If the fashion industry is in a “Wuthering Heights” mood this NYFW, perhaps it’s because they see themselves as the heart of the #resistance to the new administration. While the fashion sphere nearly unanimously supported Hillary Clinton during the election, there has been a debate within the industry over how much of their politics they should pin to the sleeves of the models they send down the catwalk.

Daily Beast reporters described the political mood permeating the air behind the scenes. “Of course it shouldn’t have felt political—this was a fashion show with pretty ladies wearing pretty clothes. But everything is political now… [fashion is] showcasing bodies the new administration is desperate to control, it all felt like a very lush, very bejeweled statement.”

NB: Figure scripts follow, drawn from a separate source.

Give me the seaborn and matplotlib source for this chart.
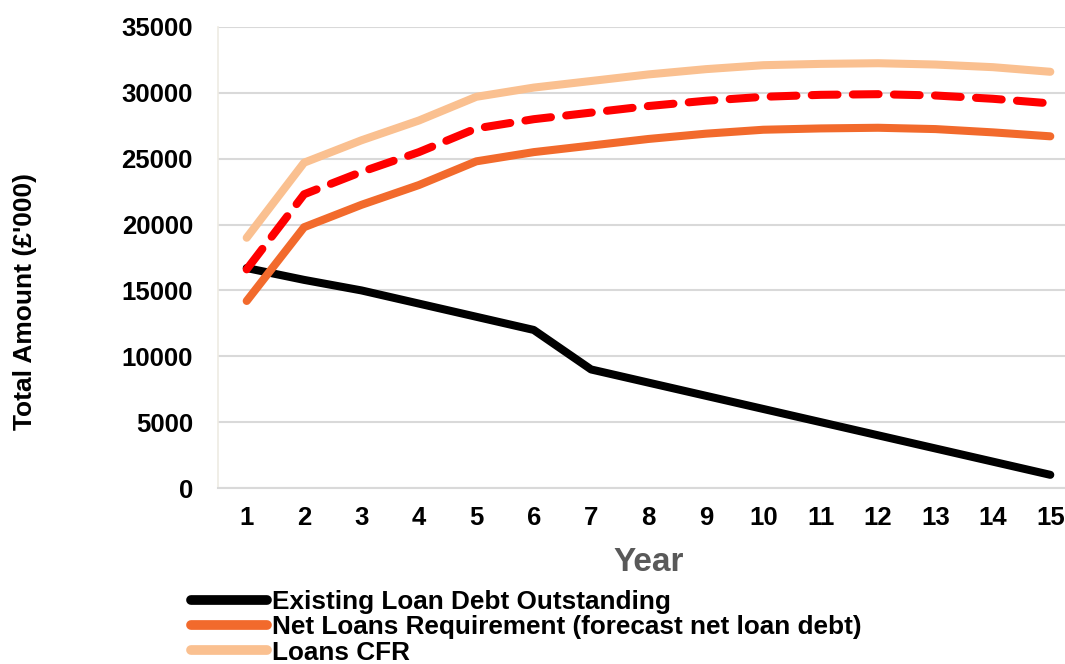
import matplotlib
matplotlib.use("Agg")
import matplotlib.pyplot as plt
import seaborn as sns
import pandas as pd

years = list(range(1, 16))
existing_debt = [16700, 15800, 15000, 14000, 13000, 12000, 9000, 8000, 7000, 6000, 5000, 4000, 3000, 2000, 1000]
net_loans_req = [14200, 19800, 21500, 23000, 24800, 25500, 26000, 26500, 26900, 27200, 27300, 27350, 27250, 27000, 26700]
loans_cfr = [19000, 24700, 26400, 27900, 29700, 30400, 30900, 31400, 31800, 32100, 32200, 32250, 32150, 31950, 31600]
liability_benchmark = [16600, 22300, 24000, 25500, 27300, 28000, 28500, 29000, 29400, 29700, 29850, 29900, 29800, 29550, 29200]

series_names = ["Existing Loan Debt Outstanding",
                "Net Loans Requirement (forecast net loan debt)",
                "Loans CFR"]
y_ticks = [0, 5000, 10000, 15000, 20000, 25000, 30000, 35000]

sns.set_theme(style="white")
plt.rcParams['font.family'] = ['Liberation Sans', 'DejaVu Sans']
plt.rcParams['font.weight'] = 'bold'
plt.rcParams['text.color'] = 'black'

fig = plt.figure(figsize=(10.65, 6.64), dpi=100)
ax = fig.add_axes([218/1065, 1-488/664, 861/1065, 461/664])

df = pd.DataFrame({"Year": years})
lw = 5.8
for vals, color, name in [(existing_debt, "#000000", series_names[0]),
                          (net_loans_req, "#F26A2C", series_names[1]),
                          (loans_cfr, "#FAC090", series_names[2])]:
    d = df.assign(v=vals)
    sns.lineplot(data=d, x="Year", y="v", ax=ax, color=color, linewidth=lw,
                 label=name, legend=False, solid_capstyle="round", solid_joinstyle="round")
d = df.assign(v=liability_benchmark)
sns.lineplot(data=d, x="Year", y="v", ax=ax, color="#FF0000", linewidth=lw,
             legend=False)
ax.lines[-1].set_dashes([3.2, 1.9])
ax.lines[-1].set_dash_capstyle("round")

ax.set_xlim(0.5, 15.5)
ax.set_ylim(0, 35000)
ax.set_yticks(y_ticks)
ax.set_xticks(years)
ax.grid(axis="y", color="#D9D9D9", linewidth=1.5)
ax.set_axisbelow(True)
for s in ["top", "right"]:
    ax.spines[s].set_visible(False)
ax.spines["left"].set_color("#EEEBE3")
ax.spines["left"].set_linewidth(1.2)
ax.spines["bottom"].set_color("#D9D9D9")
ax.spines["bottom"].set_linewidth(1.5)
ax.tick_params(axis="y", labelsize=18.5, pad=18, length=0, labelcolor="black")
ax.tick_params(axis="x", labelsize=18.5, pad=13, length=0, labelcolor="black")
for t in ax.get_xticklabels() + ax.get_yticklabels():
    t.set_fontweight("bold")

ax.set_xlabel("Year", fontsize=24, fontweight="bold", color="#595959", labelpad=12)
ax.set_ylabel("")
fig.text(25/1065, 1-301/664, "Total Amount (£'000)", rotation=90, fontsize=19,
         fontweight="bold", ha="center", va="center", color="black")

handles = ax.lines[:3]
leg = fig.legend(handles, series_names, loc="upper left",
                 bbox_to_anchor=(191/1065, 1-590/664), frameon=False,
                 fontsize=18.8, handlelength=2.9, handletextpad=0.2,
                 labelspacing=0.05, borderaxespad=0, borderpad=0)
for t in leg.get_texts():
    t.set_fontweight("bold")
    t.set_color("black")
for l in leg.get_lines():
    l.set_solid_capstyle("round")
    l.set_linewidth(7)

fig.savefig("out.png", dpi=100)
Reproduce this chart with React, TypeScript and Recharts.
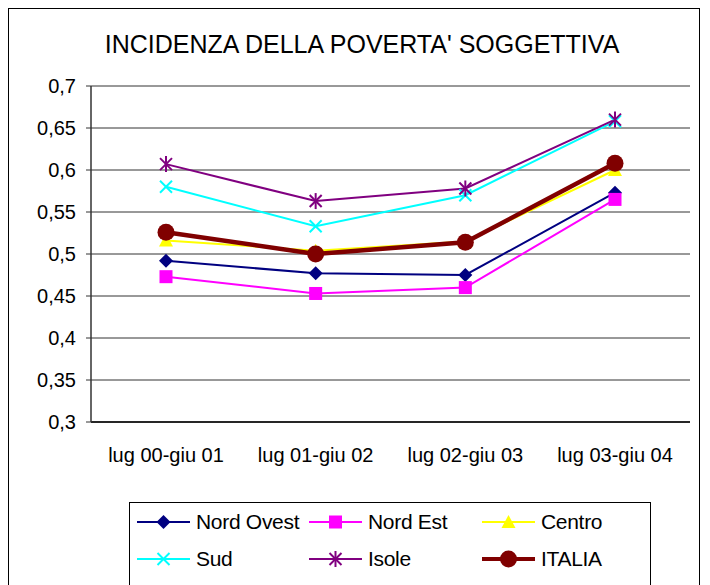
import React from "react";
import { LineChart, Line, XAxis, YAxis, CartesianGrid } from "recharts";

const periods = ["lug 00-giu 01", "lug 01-giu 02", "lug 02-giu 03", "lug 03-giu 04"];
const nordOvest = [0.492, 0.477, 0.475, 0.573];
const nordEst = [0.473, 0.453, 0.46, 0.565];
const centro = [0.516, 0.504, 0.515, 0.6];
const sud = [0.58, 0.533, 0.57, 0.658];
const isole = [0.607, 0.563, 0.578, 0.66];
const italia = [0.526, 0.5, 0.514, 0.608];
const yTicks = [0.3, 0.35, 0.4, 0.45, 0.5, 0.55, 0.6, 0.65, 0.7];

type MarkerKind = "diamond" | "square" | "triangle" | "cross" | "star" | "circle";

const SERIES: { key: string; name: string; color: string; width: number; marker: MarkerKind; values: number[] }[] = [
  { key: "no", name: "Nord Ovest", color: "#000080", width: 2, marker: "diamond", values: nordOvest },
  { key: "ne", name: "Nord Est", color: "#ff00ff", width: 2, marker: "square", values: nordEst },
  { key: "ce", name: "Centro", color: "#ffff00", width: 2, marker: "triangle", values: centro },
  { key: "su", name: "Sud", color: "#00ffff", width: 2, marker: "cross", values: sud },
  { key: "is", name: "Isole", color: "#800080", width: 2, marker: "star", values: isole },
  { key: "it", name: "ITALIA", color: "#800000", width: 4.5, marker: "circle", values: italia },
];

const data = periods.map((p, i) => {
  const row: Record<string, string | number> = { period: p };
  SERIES.forEach((s) => (row[s.key] = s.values[i]));
  return row;
});

const FONT = "'Liberation Sans', Arial, sans-serif";

function Marker({ cx, cy, kind, color }: { cx: number; cy: number; kind: MarkerKind; color: string }) {
  switch (kind) {
    case "diamond":
      return <polygon points={`${cx},${cy - 7} ${cx + 7},${cy} ${cx},${cy + 7} ${cx - 7},${cy}`} fill={color} />;
    case "square":
      return <rect x={cx - 6.5} y={cy - 6.5} width={13} height={13} fill={color} />;
    case "triangle":
      return <polygon points={`${cx},${cy - 7} ${cx + 7},${cy + 6} ${cx - 7},${cy + 6}`} fill={color} />;
    case "cross":
      return (
        <g stroke={color} strokeWidth={2}>
          <line x1={cx - 6} y1={cy - 6} x2={cx + 6} y2={cy + 6} />
          <line x1={cx - 6} y1={cy + 6} x2={cx + 6} y2={cy - 6} />
        </g>
      );
    case "star":
      return (
        <g stroke={color} strokeWidth={2}>
          <line x1={cx - 6} y1={cy - 6} x2={cx + 6} y2={cy + 6} />
          <line x1={cx - 6} y1={cy + 6} x2={cx + 6} y2={cy - 6} />
          <line x1={cx} y1={cy - 8} x2={cx} y2={cy + 8} />
        </g>
      );
    default:
      return <circle cx={cx} cy={cy} r={8.5} fill={color} />;
  }
}

function ChartLegend() {
  return (
    <div
      style={{
        position: "absolute",
        left: 120,
        top: 493,
        width: 522,
        height: 100,
        border: "1px solid #000",
        boxSizing: "border-box",
        display: "grid",
        gridTemplateColumns: "172px 173px 172px",
        gridAutoRows: "37px",
        paddingLeft: 7,
        fontFamily: FONT,
        fontSize: 21,
        background: "#fff",
      }}
    >
      {SERIES.map((s) => (
        <div key={s.key} style={{ display: "flex", alignItems: "center" }}>
          <svg width={53} height={20} style={{ flex: "none" }}>
            <line x1={0} y1={10} x2={53} y2={10} stroke={s.color} strokeWidth={s.width === 2 ? 2 : 4} />
            <Marker cx={26.5} cy={10} kind={s.marker} color={s.color} />
          </svg>
          <span style={{ marginLeft: 6, letterSpacing: -0.3 }}>{s.name}</span>
        </div>
      ))}
    </div>
  );
}

export default function App() {
  return (
    <div
      style={{
        position: "relative",
        width: 692,
        height: 600,
        border: "1px solid #000",
        boxSizing: "border-box",
        background: "#fff",
        fontFamily: FONT,
      }}
    >
      <div
        style={{
          position: "absolute",
          left: 0,
          top: 21,
          width: 706,
          textAlign: "center",
          fontSize: 25,
          lineHeight: "29px",
          color: "#000",
        }}
      >
        INCIDENZA DELLA POVERTA' SOGGETTIVA
      </div>
      <LineChart
        width={690}
        height={470}
        data={data}
        margin={{ top: 77, right: 9, left: 12, bottom: 7 }}
      >
        <CartesianGrid vertical={false} stroke="#333" />
        <XAxis
          dataKey="period"
          padding={{ left: 75, right: 75 }}
          axisLine={{ stroke: "#000", strokeWidth: 1.5 }}
          tickLine={false}
          tickSize={0}
          tickMargin={26}
          height={50}
          tick={{ fill: "#000", fontSize: 20, fontFamily: FONT }}
          interval={0}
        />
        <YAxis
          domain={[0.3, 0.7]}
          ticks={yTicks}
          width={70}
          axisLine={{ stroke: "#333", strokeWidth: 1.5 }}
          tickLine={{ stroke: "#333" }}
          tickSize={5}
          tickMargin={10}
          tick={{ fill: "#000", fontSize: 20, fontFamily: FONT }}
          tickFormatter={(v: number) => String(v).replace(".", ",")}
        />
        <YAxis
          yAxisId="frame"
          orientation="right"
          width={0}
          tick={false}
          tickLine={false}
          axisLine={{ stroke: "#888", strokeWidth: 1.5 }}
        />
        {SERIES.map((s) => (
          <Line
            key={s.key}
            dataKey={s.key}
            name={s.name}
            stroke={s.color}
            strokeWidth={s.width}
            isAnimationActive={false}
            dot={(p: any) => <Marker key={`${s.key}-${p.index}`} cx={p.cx} cy={p.cy} kind={s.marker} color={s.color} />}
            activeDot={false}
          />
        ))}
      </LineChart>
      <ChartLegend />
    </div>
  );
}
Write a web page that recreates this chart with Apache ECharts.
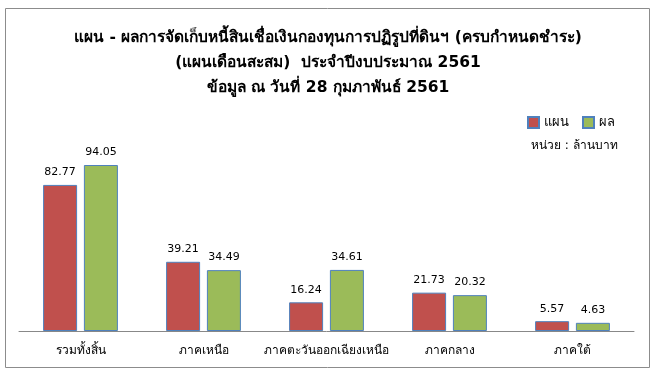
<!DOCTYPE html>
<html><head><meta charset="utf-8">
<script src="https://cdn.jsdelivr.net/npm/echarts@6/dist/echarts.min.js"></script>
<style>html,body{margin:0;padding:0;background:#fff}#c{width:656px;height:375px}</style>
</head><body><div id="c"></div>
<script>
const categories = ['รวมทั้งสิ้น','ภาคเหนือ','ภาคตะวันออกเฉียงเหนือ','ภาคกลาง','ภาคใต้'];
const planValues = [82.77, 39.21, 16.24, 21.73, 5.57];
const actualValues = [94.05, 34.49, 34.61, 20.32, 4.63];
const seriesNames = ['แผน','ผล'];
const titleLines = ['แผน - ผลการจัดเก็บหนี้สินเชื่อเงินกองทุนการปฏิรูปที่ดินฯ (ครบกำหนดชำระ)','(แผนเดือนสะสม)  ประจำปีงบประมาณ 2561','ข้อมูล ณ วันที่ 28 กุมภาพันธ์ 2561'];
const unitText = 'หน่วย : ล้านบาท';

const font = 'Tahoma, "DejaVu Sans", "Noto Sans", sans-serif';
const chart = echarts.init(document.getElementById('c'));
const lbl = {show:true, position:'top', distance:7, color:'#000', fontSize:11, fontFamily:font, formatter: p => p.value.toFixed(2)};
chart.setOption({
  animation:false,
  title:{text:titleLines.join('\n'), left:'center', top:20, textStyle:{fontSize:15.5, fontWeight:'bold', color:'#000', fontFamily:font, lineHeight:25}},
  legend:{data:seriesNames, right:36, top:111, itemWidth:11, itemHeight:11, itemGap:13, textStyle:{fontSize:13, fontFamily:font, color:'#000'}, icon:'rect'},
  graphic:[
    {type:'rect', shape:{x:5.5,y:8.5,width:644,height:359}, style:{fill:null, stroke:'#8c8c8c', lineWidth:1}, silent:true},
    {type:'text', left:531, top:140, style:{text:unitText, fontSize:12, fontFamily:font, fill:'#000'}}
  ],
  grid:{left:19, right:22, top:154.5, bottom:44},
  xAxis:{type:'category', data:categories, axisTick:{show:false}, axisLine:{lineStyle:{color:'#888'}}, axisLabel:{color:'#000', fontSize:12, fontFamily:font, margin:14, interval:0}},
  yAxis:{type:'value', min:0, max:100, show:false, splitLine:{show:false}},
  series:[
    {name:seriesNames[0], type:'bar', data:planValues, barWidth:34, barGap:'20%', itemStyle:{color:'#C0504D', borderColor:'#4F81BD', borderWidth:1}, label:lbl},
    {name:seriesNames[1], type:'bar', data:actualValues, barWidth:34, itemStyle:{color:'#9BBB59', borderColor:'#4F81BD', borderWidth:1}, label:lbl}
  ]
});
</script></body></html>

There has certainly been no shortage of political statements among the fashion statements this week. The Council of Fashion Designers of America, which organizes New York Fashion Week, announced a partnership with abortion giant Planned Parenthood last Monday. CFDA has encouraged the designers it showcases, along with their fashionable, front-row friends, to wear pink pins stating “fashion stands with Planned Parenthood” during the week’s events. More than 40 brands are participating in the campaign, including household names like Diane von Furstenberg, Tory Burch, and Kate Spade.

Abortion-chic was just the start. Other jarring political notes this year have so far included white bandanas for a hashtag campaign #TiedTogether as a statement of “unity and inclusiveness amidst growing uncertainty and a dangerous political narrative.” Balenciaga showed Bernie campaign-inspired menswear, and Dior’s Instagram showcased last year’s “we should be feminists” tees.

But artists hurt their cause when they make political messaging so ostentatious that they push out conservatives, or even just those who don’t want to go full SJW, from their spaces. When art, whether fashion, design, or Hollywood, becomes the exclusive province of one side of the political aisle, it ensures that only half the country can participate or appreciate it.

Paradoxically, the relentless push to add left-wing political messaging to fashion, sports, and other entertainment venues limits the spaces in which we, as Americans, can come together on the same cultural plane to talk about anything, including political questions.

A genuine exchange between people of differing political ideas cannot happen without neutral and common cultural spaces for them to meet in. We must have spaces in which to be friends and fellow citizens without political interference before we can be civil political opponents.

When the fashion industry becomes first and foremost about politics, and only secondarily about fashion, it doesn’t just lock millions of conservative women out of the conversation. In the end, it denies us all yet another space in which to have conversations at all.